November 14th, 2007 05:00 EST
Methodist Bishops Call for Immediate U.S. Iraq Withdrawal
Meeting in Lake Junaluska, North Carolina for their semi-annual gathering, the United Methodist Council of Bishops (COB) passed their fourth resolution opposing the U.S. military presence in Iraq and calling for an immediate beginning to the withdrawal of all Coalition military personnel from Iraq.
But the bishops ignored al Qaeda and sectarian terrorist groups in Iraq, focusing exclusively on the U.S.-led coalition as the cause of conflict. They also opposed any "permanent military bases" in Iraq while insisting on "strong support" for reconstruction in Iraq. The United Methodist Council of Bishops represents more than 11 million United Methodists in the United States, Africa, Europe, and the Philippines, 7.9 million of whom are in the United States.
UMAction Executive Director Mark Tooley commented:
"This resolution from the United Methodist Council of Bishops about the Iraq War says nothing new and adds nothing constructive to the discussions about Iraq.
"From the start, the United Methodist bishops have blamed the U.S. and Coalition militaries as the sole cause for strife in Iraq. The Council never expressed much concern about Saddam Hussein's mass murders.
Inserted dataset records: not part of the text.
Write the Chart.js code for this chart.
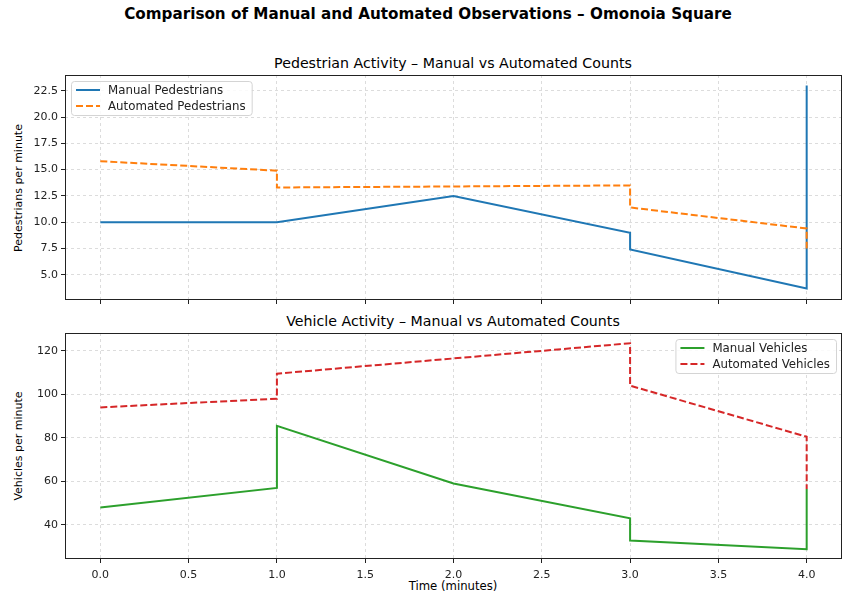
<!DOCTYPE html>
<html>
<head>
<meta charset="utf-8">
<script src="https://cdn.jsdelivr.net/npm/chart.js@4.4.0/dist/chart.umd.min.js"></script>
<style>
  body { margin: 0; width: 842px; height: 595px; position: relative; overflow: hidden; background: #fff;
         font-family: "DejaVu Sans", sans-serif; color: #000; }
  .txt { position: absolute; white-space: nowrap; text-align: center; }
  .ylab { position: absolute; white-space: nowrap; transform: translate(-50%, -50%) rotate(-90deg); }
  canvas { position: absolute; left: 0; }
</style>
</head>
<body>
<div class="txt" style="left:0;width:856px;top:5px;font-size:15.2px;font-weight:bold;">Comparison of Manual and Automated Observations – Omonoia Square</div>
<div class="txt" style="left:0;width:906px;top:55px;font-size:14.2px;">Pedestrian Activity – Manual vs Automated Counts</div>
<div class="txt" style="left:0;width:906px;top:313px;font-size:14.2px;">Vehicle Activity – Manual vs Automated Counts</div>
<div class="ylab" style="left:18px;top:188px;font-size:11px;">Pedestrians per minute</div>
<div class="ylab" style="left:18px;top:446px;font-size:11px;">Vehicles per minute</div>
<div class="txt" style="left:0;width:906px;top:579px;font-size:11.7px;">Time (minutes)</div>

<canvas id="pedChart" width="842" height="262" style="top:50px"></canvas>
<canvas id="vehChart" width="842" height="285" style="top:310px"></canvas>

<script>
// values
const timeMin = [0, 1, 1, 2, 3, 3, 4, 4];
const manualPed = [10.0, 10.0, 10.0, 12.5, 9.0, 7.4, 3.7, 23.0];
const autoPed = [15.8, 14.9, 13.3, 13.4, 13.5, 11.4, 9.4, 7.5];
const manualVeh = [48, 57, 85.5, 59, 43, 32.8, 28.8, 56.5];
const autoVeh = [94, 98, 109.5, 116.5, 123.5, 104, 80.5, 56.5];

const xTicks = [0, 0.5, 1, 1.5, 2, 2.5, 3, 3.5, 4];
const pedTicks = [5, 7.5, 10, 12.5, 15, 17.5, 20, 22.5];
const vehTicks = [40, 60, 80, 100, 120];

const toPoints = (ys) => timeMin.map((t, i) => ({ x: t, y: ys[i] }));

// matplotlib-style box around the axes
const spines = {
  id: "spines",
  afterDraw(chart) {
    const { ctx, chartArea: a } = chart;
    ctx.save();
    ctx.strokeStyle = "#222";
    ctx.lineWidth = 1;
    ctx.strokeRect(Math.round(a.left) + 0.5, Math.round(a.top) + 0.5,
      Math.round(a.right - a.left) - 1, Math.round(a.bottom - a.top) - 1);
    ctx.restore();
  }
};

// legend drawn inside the plot area
const boxLegend = {
  id: "boxLegend",
  afterDraw(chart, args, opts) {
    const { ctx, chartArea: a } = chart;
    const items = chart.data.datasets;
    ctx.save();
    ctx.font = opts.font;
    const textW = Math.max(...items.map((d) => ctx.measureText(d.label).width));
    const w = 37 + textW + 6;
    const h = items.length * 16 + 2;
    const x = opts.corner === "left" ? a.left + opts.inset : a.right - opts.inset - w;
    const y = a.top + opts.inset;
    ctx.beginPath();
    ctx.roundRect(x + 0.5, y + 0.5, w, h, 3);
    ctx.fillStyle = "rgba(255,255,255,0.85)";
    ctx.fill();
    ctx.strokeStyle = "#d4d4d4";
    ctx.lineWidth = 1;
    ctx.stroke();
    items.forEach((d, i) => {
      const cy = y + 1 + 16 * (i + 0.5);
      ctx.beginPath();
      ctx.setLineDash(d.borderDash || []);
      ctx.strokeStyle = d.borderColor;
      ctx.lineWidth = d.borderWidth;
      ctx.moveTo(x + 5, cy);
      ctx.lineTo(x + 29, cy);
      ctx.stroke();
      ctx.setLineDash([]);
      ctx.fillStyle = "#222";
      ctx.textBaseline = "middle";
      ctx.fillText(d.label, x + 37, cy + 0.5);
    });
    ctx.restore();
  }
};

function makeChart(id, cfg) {
  return new Chart(document.getElementById(id), {
    type: "line",
    data: {
      datasets: [
        { label: cfg.names[0], data: toPoints(cfg.manual), borderColor: cfg.colors[0],
          borderWidth: 2, pointRadius: 0, tension: 0, order: 1 },
        { label: cfg.names[1], data: toPoints(cfg.auto), borderColor: cfg.colors[1],
          borderWidth: 2, borderDash: [7, 3], pointRadius: 0, tension: 0, order: 0 }
      ]
    },
    options: {
      responsive: false,
      animation: false,
      devicePixelRatio: 1,
      layout: { padding: { left: 0, right: 0, top: cfg.padTop, bottom: 0 } },
      plugins: {
        legend: { display: false },
        tooltip: { enabled: false },
        boxLegend: { corner: cfg.corner, inset: cfg.inset, font: "11.8px 'DejaVu Sans'" }
      },
      scales: {
        x: {
          type: "linear", min: -0.2, max: 4.2,
          afterBuildTicks: (s) => { s.ticks = xTicks.map((v) => ({ value: v })); },
          afterFit: (s) => { s.height = cfg.xAxisH; },
          ticks: { display: cfg.showX, padding: 6, color: "#222",
                   font: { family: "DejaVu Sans", size: 11 },
                   callback: (v) => v.toFixed(1) },
          grid: { color: "#dcdcdc", tickColor: "#222", tickLength: 4, tickWidth: 1 },
          border: { display: false, dash: [3, 3] }
        },
        y: {
          min: cfg.yMin, max: cfg.yMax,
          afterBuildTicks: (s) => { s.ticks = cfg.yTicks.map((v) => ({ value: v })); },
          afterFit: (s) => { s.width = 65; },
          ticks: { padding: 3, color: "#222", font: { family: "DejaVu Sans", size: 11 },
                   callback: cfg.fmt },
          grid: { color: "#dcdcdc", tickColor: "#222", tickLength: 4, tickWidth: 1 },
          border: { display: false, dash: [3, 3] }
        }
      }
    },
    plugins: [spines, boxLegend]
  });
}

makeChart("pedChart", {
  names: ["Manual Pedestrians", "Automated Pedestrians"],
  colors: ["#1f77b4", "#ff7f0e"],
  manual: manualPed, auto: autoPed,
  yTicks: pedTicks, yMin: 2.6, yMax: 24.0, fmt: (v) => v.toFixed(1),
  padTop: 25, xAxisH: 12, showX: false, corner: "left", inset: 6
});

makeChart("vehChart", {
  names: ["Manual Vehicles", "Automated Vehicles"],
  colors: ["#2ca02c", "#d62728"],
  manual: manualVeh, auto: autoVeh,
  yTicks: vehTicks, yMin: 24.3, yMax: 128.2, fmt: (v) => String(v),
  padTop: 23, xAxisH: 36, showX: true, corner: "right", inset: 6
});
</script>
</body>
</html>
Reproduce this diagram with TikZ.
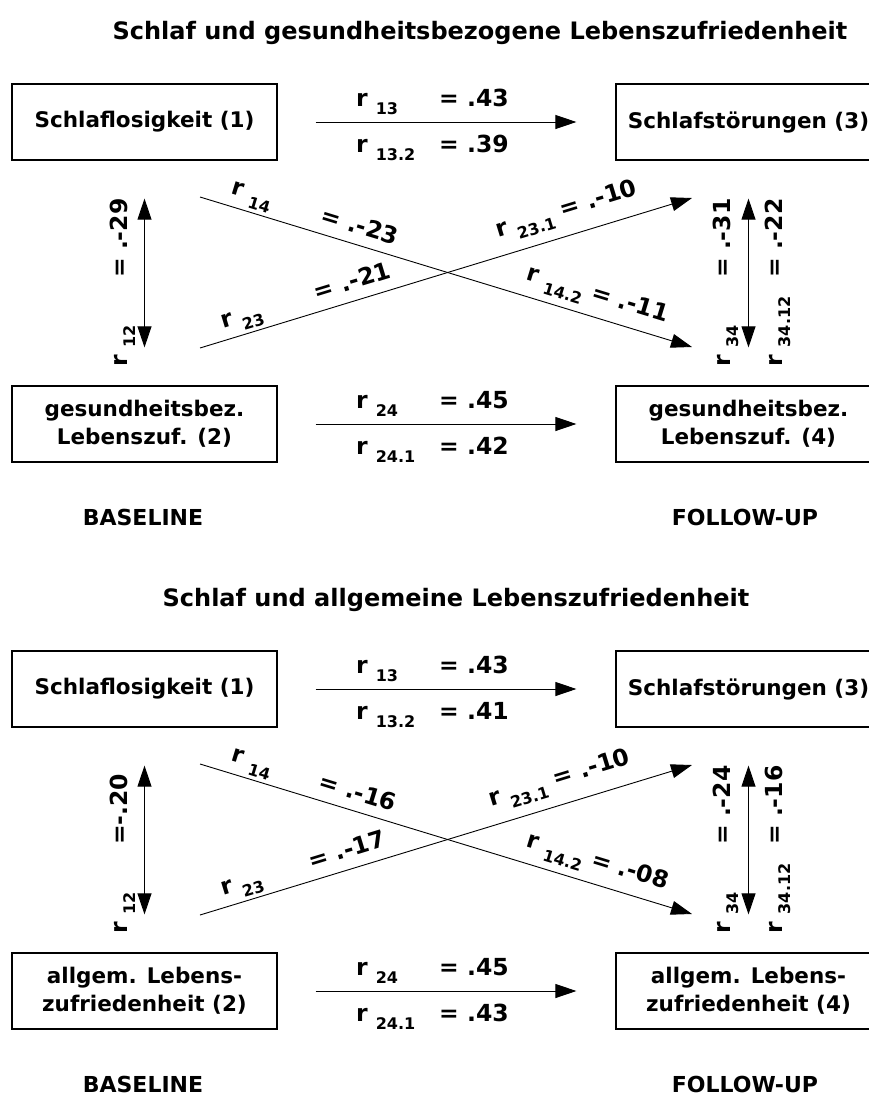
\documentclass[tikz,border=0pt]{standalone}
\usepackage{fontspec}
\setmainfont{DejaVu Sans}
\usetikzlibrary{arrows.meta, positioning}

% r with lowered index
\newcommand{\rsub}[1]{r\kern8pt\raisebox{-8.5pt}{\fontsize{16}{16}\selectfont #1}}

\begin{document}
\begin{tikzpicture}[
  x=1pt, y=-1pt,
  box/.style={draw, line width=1.2pt, minimum width=265pt, minimum height=76pt, align=center, font=\fontsize{21.5}{28}\selectfont\bfseries},
  lab/.style={font=\fontsize{23.5}{26}\selectfont\bfseries, inner sep=0pt},
  head/.style={font=\fontsize{24}{28}\selectfont\bfseries, inner sep=0pt},
  foot/.style={font=\fontsize{22}{26}\selectfont\bfseries, inner sep=0pt},
  conn/.style={-{Triangle[length=21pt, width=14pt]}, line width=0.9pt},
  both/.style={{Triangle[length=21pt, width=14pt]}-{Triangle[length=21pt, width=14pt]}, line width=0.9pt, shorten <=38pt, shorten >=38pt}
]
  \useasboundingbox (0,0) rectangle (869,1095);

  % ---- upper panel ----
  \node[head, anchor=base] (title1) at (480,39) {Schlaf und gesundheitsbezogene Lebenszufriedenheit};

  \node[box] (top1) at (144.5,122) {Schlaflosigkeit (1)};
  \node[box] (top3) at (748.5,122) {Schlafstörungen (3)};
  \node[box] (top2) at (144.5,424) {gesundheitsbez.\\Lebenszuf. (2)};
  \node[box] (top4) at (748.5,424) {gesundheitsbez.\\Lebenszuf. (4)};

  \coordinate (tp1) at (200,197);
  \coordinate (tp2) at (200,348);
  \coordinate (tp3) at (692,198);
  \coordinate (tp4) at (692,347);

  \draw[conn, shorten <=38pt, shorten >=39pt] (top1) -- (top3);
  \draw[conn, shorten <=38pt, shorten >=39pt] (top2) -- (top4);
  \draw[both] (top1) -- (top2);
  \draw[both] (top3) -- (top4);

  \draw[conn] (tp1) -- node[lab, sloped, pos=0.096, above=3pt] (tr14) {\rsub{14}}
                       node[lab, sloped, pos=0.314, above=10pt] (tv14) {= .-23}
                       node[lab, sloped, pos=0.795, above=7pt] (tr142) {\rsub{14.2} = .-11} (tp4);
  \draw[conn] (tp2) -- node[lab, sloped, pos=0.095, above=3pt] (tr23) {\rsub{23}}
                       node[lab, sloped, pos=0.321, above=11pt] (tv23) {= .-21}
                       node[lab, sloped, pos=0.76, above=10pt] (tr231) {\rsub{23.1} = .-10} (tp3);

  \node[lab, anchor=base west] (tr13) at (356,106) {\rsub{13}};
  \node[lab, anchor=base west] (tv13) at (439,106) {= .43};
  \node[lab, anchor=base west] (tr132) at (356,152) {\rsub{13.2}};
  \node[lab, anchor=base west] (tv132) at (439,152) {= .39};
  \node[lab, anchor=base west] (tr24) at (356,408) {\rsub{24}};
  \node[lab, anchor=base west] (tv24) at (439,408) {= .45};
  \node[lab, anchor=base west] (tr241) at (356,454) {\rsub{24.1}};
  \node[lab, anchor=base west] (tv241) at (439,454) {= .42};

  \node[lab, rotate=90, anchor=base west] (tr12) at (127,367) {\rsub{12}};
  \node[lab, rotate=90, anchor=base west] (tv12) at (127,278) {= .-29};
  \node[lab, rotate=90, anchor=base west] (tr34) at (730,367) {\rsub{34}};
  \node[lab, rotate=90, anchor=base west] (tv34) at (730,278) {= .-31};
  \node[lab, rotate=90, anchor=base west] (tr3412) at (782,367) {\rsub{34.12}};
  \node[lab, rotate=90, anchor=base west] (tv3412) at (782,278) {= .-22};

  \node[foot, anchor=base] (tbase) at (143,525) {BASELINE};
  \node[foot, anchor=base] (tfollow) at (745,525) {FOLLOW-UP};

  % ---- lower panel ----
  \begin{scope}[yshift=-567pt]
    \node[head, anchor=base] (title2) at (456,39) {Schlaf und allgemeine Lebenszufriedenheit};

    \node[box] (bot1) at (144.5,122) {Schlaflosigkeit (1)};
    \node[box] (bot3) at (748.5,122) {Schlafstörungen (3)};
    \node[box] (bot2) at (144.5,424) {allgem. Lebens-\\zufriedenheit (2)};
    \node[box] (bot4) at (748.5,424) {allgem. Lebens-\\zufriedenheit (4)};

    \coordinate (bp1) at (200,197);
    \coordinate (bp2) at (200,348);
    \coordinate (bp3) at (692,198);
    \coordinate (bp4) at (692,347);

    \draw[conn, shorten <=38pt, shorten >=39pt] (bot1) -- (bot3);
    \draw[conn, shorten <=38pt, shorten >=39pt] (bot2) -- (bot4);
    \draw[both] (bot1) -- (bot2);
    \draw[both] (bot3) -- (bot4);

    \draw[conn] (bp1) -- node[lab, sloped, pos=0.096, above=3pt] (br14) {\rsub{14}}
                         node[lab, sloped, pos=0.31, above=10pt] (bv14) {= .-16}
                         node[lab, sloped, pos=0.795, above=7pt] (br142) {\rsub{14.2} = .-08} (bp4);
    \draw[conn] (bp2) -- node[lab, sloped, pos=0.095, above=3pt] (br23) {\rsub{23}}
                         node[lab, sloped, pos=0.31, above=11pt] (bv23) {= .-17}
                         node[lab, sloped, pos=0.746, above=10pt] (br231) {\rsub{23.1} = .-10} (bp3);

    \node[lab, anchor=base west] (br13) at (356,106) {\rsub{13}};
    \node[lab, anchor=base west] (bv13) at (439,106) {= .43};
    \node[lab, anchor=base west] (br132) at (356,152) {\rsub{13.2}};
    \node[lab, anchor=base west] (bv132) at (439,152) {= .41};
    \node[lab, anchor=base west] (br24) at (356,408) {\rsub{24}};
    \node[lab, anchor=base west] (bv24) at (439,408) {= .45};
    \node[lab, anchor=base west] (br241) at (356,454) {\rsub{24.1}};
    \node[lab, anchor=base west] (bv241) at (439,454) {= .43};

    \node[lab, rotate=90, anchor=base west] (br12) at (127,367) {\rsub{12}};
    \node[lab, rotate=90, anchor=base west] (bv12) at (127,278) {=-.20};
    \node[lab, rotate=90, anchor=base west] (br34) at (730,367) {\rsub{34}};
    \node[lab, rotate=90, anchor=base west] (bv34) at (730,278) {= .-24};
    \node[lab, rotate=90, anchor=base west] (br3412) at (782,367) {\rsub{34.12}};
    \node[lab, rotate=90, anchor=base west] (bv3412) at (782,278) {= .-16};

    \node[foot, anchor=base] (bbase) at (143,525) {BASELINE};
    \node[foot, anchor=base] (bfollow) at (745,525) {FOLLOW-UP};
  \end{scope}
\end{tikzpicture}
\end{document}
Nor has it addressed the atrocities of al Qaeda and sectarian groups in Iraq, atrocities that likely would expand after a premature exit by all U.S./Coalition forces.
"In contrast, the U.S. Conference of Catholic Bishops, which also opposed the U.S. led overthrow of Saddam, has emphasized the importance of democracy, rule of law, suppressing sectarian violence & terrorism, and upholding religious liberty in Iraq. Why do the Catholic bishops speak constructively to the reality in Iraq, while the United Methodist bishops rely on simplistic anti-war sloganeering?
"The bishops demand help for 'reconstruction' in Iraq, but how can reconstruction occur without security? How can the Iraqi people have access to 'healthcare, education and housing,' as the bishops insist, if they are terrorized by sectarian and al Qaeda violence? The bishops did not answer that question."
The Institute on Religion and Democracy, founded in 1981, is an ecumenical alliance of U.S. Christians working to reform their churches' social witness, in accord with biblical and historic Christian teachings, thereby contributing to the renewal of democratic society at home and abroad.